On his return, in June 1916 Blanc was one of three French Socialist deputies who voted against providing war credits.
The delegates were condemned by the socialist paper L'Humanité as "the pilgrims of Kienthal." Even Jean Longuet, the grandson of Karl Marx and nominally head of the pacifist section of the socialist party, said he would continue to vote for war credits. At the August 1916 party conference "the dangerous deviationism of Kienthal" was condemned.
There was debate over whether the French should send official representatives to the meeting of the Third Zimmerwald Conference at Stockholm in September 1917. The "three pilgrims" presented a resolution in June 1917 in favor.
In the end, the French did not attend.

Shortly before the war ended, in October 1918 Blanc wrote that his group would support the majority if, as promised, they led the party back to the International, and fight them if they did not. However, it was not clear if this meant the defunct Second International or the emerging Moscow-based Third International.

==Later career==

The Socialist party held a congress in Paris on 11–14 September 1919 to discuss the electoral program and tactics. The left and center of the party wanted to declare solidarity with the Russian Revolution, while Renaudel on the right threatened to resign rather than join the Third International. The congress agreed on a compromise manifesto.
At the end of the turbulent congress the Left felt embittered and isolated. Blanc said the party had in fact split, which would be obvious during the elections. He said, "Would not a good divorce be better than a bad marriage?"
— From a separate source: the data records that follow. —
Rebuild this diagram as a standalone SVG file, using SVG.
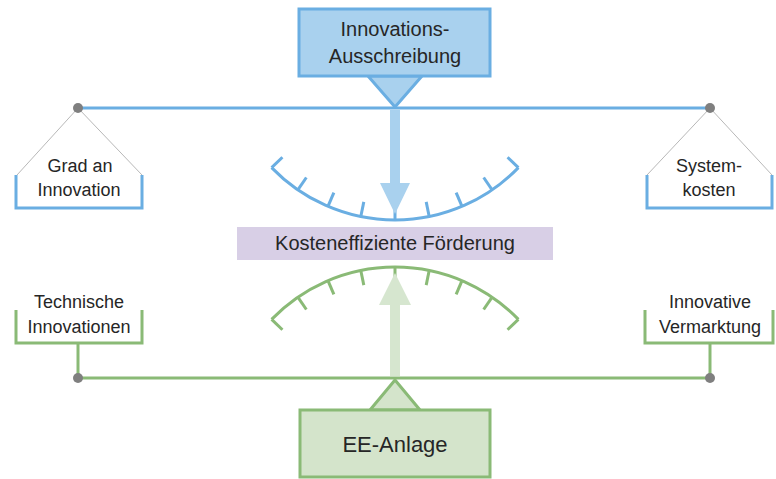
<svg xmlns="http://www.w3.org/2000/svg" width="776" height="479" viewBox="0 0 776 479">
<style>
text{font-family:"Liberation Sans",Arial,sans-serif;fill:#262626;text-anchor:middle}
.big{font-size:20px}.ee{font-size:22px}.mid{font-size:20px}.sm{font-size:18px}
.bl{stroke:#6aaee2;stroke-width:3;fill:none}
.gr{stroke:#8aba76;stroke-width:3;fill:none}
.thin{stroke:#b8b8b8;stroke-width:1;fill:none}
.dot{fill:#7f7f7f}
</style>
<defs>
<line id="tt" x1="395" y1="220" x2="395" y2="205" class="bl"/>
<line id="bt" x1="395" y1="267" x2="395" y2="282" class="gr"/>
</defs>
<g id="connectors">
<line x1="78" y1="108" x2="710" y2="108" class="bl"/>
<line x1="78" y1="378" x2="710" y2="378" class="gr"/>
<polyline points="17,175 78,108 142,175" class="thin"/>
<polyline points="647,175 710,108 772,175" class="thin"/>
<line x1="78" y1="343" x2="78" y2="378" class="gr"/>
<line x1="710" y1="343" x2="710" y2="378" class="gr"/>
</g>
<g id="gauge-top">
<path d="M271.6,167.6 A171.5,171.5 0 0 0 518.4,167.6" class="bl"/>
<use href="#tt"/>
<use href="#tt" transform="rotate(11.5 395 48.5)"/><use href="#tt" transform="rotate(-11.5 395 48.5)"/>
<use href="#tt" transform="rotate(23 395 48.5)"/><use href="#tt" transform="rotate(-23 395 48.5)"/>
<use href="#tt" transform="rotate(34.5 395 48.5)"/><use href="#tt" transform="rotate(-34.5 395 48.5)"/>
<use href="#tt" transform="rotate(46 395 48.5)"/><use href="#tt" transform="rotate(-46 395 48.5)"/>
</g>
<g id="gauge-bottom">
<path d="M271.6,319.4 A171.5,171.5 0 0 1 518.4,319.4" class="gr"/>
<use href="#bt"/>
<use href="#bt" transform="rotate(11.5 395 438.5)"/><use href="#bt" transform="rotate(-11.5 395 438.5)"/>
<use href="#bt" transform="rotate(23 395 438.5)"/><use href="#bt" transform="rotate(-23 395 438.5)"/>
<use href="#bt" transform="rotate(34.5 395 438.5)"/><use href="#bt" transform="rotate(-34.5 395 438.5)"/>
<use href="#bt" transform="rotate(46 395 438.5)"/><use href="#bt" transform="rotate(-46 395 438.5)"/>
</g>
<g id="arrow-top">
<polygon points="390,110 400,110 400,183 410,183 395,214 380,183 390,183" fill="#a9d1ee"/>
</g>
<g id="arrow-bottom">
<polygon points="390,376 400,376 400,305 411,305 395,273 379,305 390,305" fill="#d6e6cf"/>
</g>
<g id="innovations-ausschreibung">
<polygon points="368,76 422,76 395,107" fill="#a9d1ee" stroke="#6aaee2" stroke-width="3" stroke-linejoin="round"/>
<rect x="299" y="9" width="191" height="67" fill="#a9d1ee" stroke="#6aaee2" stroke-width="3"/>
<text x="395" y="36" class="big">Innovations-</text>
<text x="395" y="63" class="big">Ausschreibung</text>
</g>
<g id="kosteneffiziente-foerderung">
<rect x="237" y="227" width="316" height="33" fill="#d8cfe6"/>
<text x="395" y="250" class="mid">Kosteneffiziente Förderung</text>
</g>
<g id="ee-anlage">
<polygon points="370,410 420,410 395,380" fill="#d4e4cb" stroke="#8aba76" stroke-width="3" stroke-linejoin="round"/>
<rect x="300" y="410" width="190" height="67" fill="#d4e4cb" stroke="#8aba76" stroke-width="3"/>
<text x="395" y="452" class="ee">EE-Anlage</text>
</g>
<g id="grad-an-innovation">
<polyline points="16,175 16,208 142,208 142,175" class="bl"/>
<text x="80" y="172" class="sm">Grad an</text>
<text x="79" y="196" class="sm">Innovation</text>
<circle cx="78" cy="108" r="5" class="dot"/>
</g>
<g id="systemkosten">
<polyline points="647,175 647,208 772,208 772,175" class="bl"/>
<text x="709" y="172" class="sm">System-</text>
<text x="709" y="196" class="sm">kosten</text>
<circle cx="710" cy="108" r="5" class="dot"/>
</g>
<g id="technische-innovationen">
<polyline points="16,310 16,343 142,343 142,310" class="gr"/>
<text x="79" y="308" class="sm">Technische</text>
<text x="79" y="333" class="sm">Innovationen</text>
<circle cx="78" cy="378" r="5" class="dot"/>
</g>
<g id="innovative-vermarktung">
<polyline points="645,310 645,343 773,343 773,310" class="gr"/>
<text x="710" y="308" class="sm">Innovative</text>
<text x="710" y="333" class="sm">Vermarktung</text>
<circle cx="710" cy="378" r="5" class="dot"/>
</g>
</svg>
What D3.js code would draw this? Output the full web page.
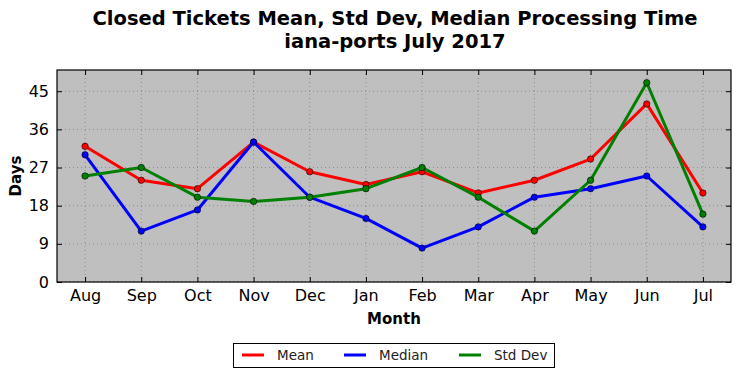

Blanc was reelected for the department of Vaucluse in the elections of 16 November 1919 at the top of the Socialist party list. At the December 1920 Tours Congress he was part of the left-leaning majority of the SFIO that formed the French Communist Party (SFIC, Section française de l'Internationale communiste). Due to a serious illness he was unable to run in the general elections of 1924, and retired from politics. He was accepted back by the Education department, but died before resuming work. He died in Alfortville, Seine, on 26 August 1924.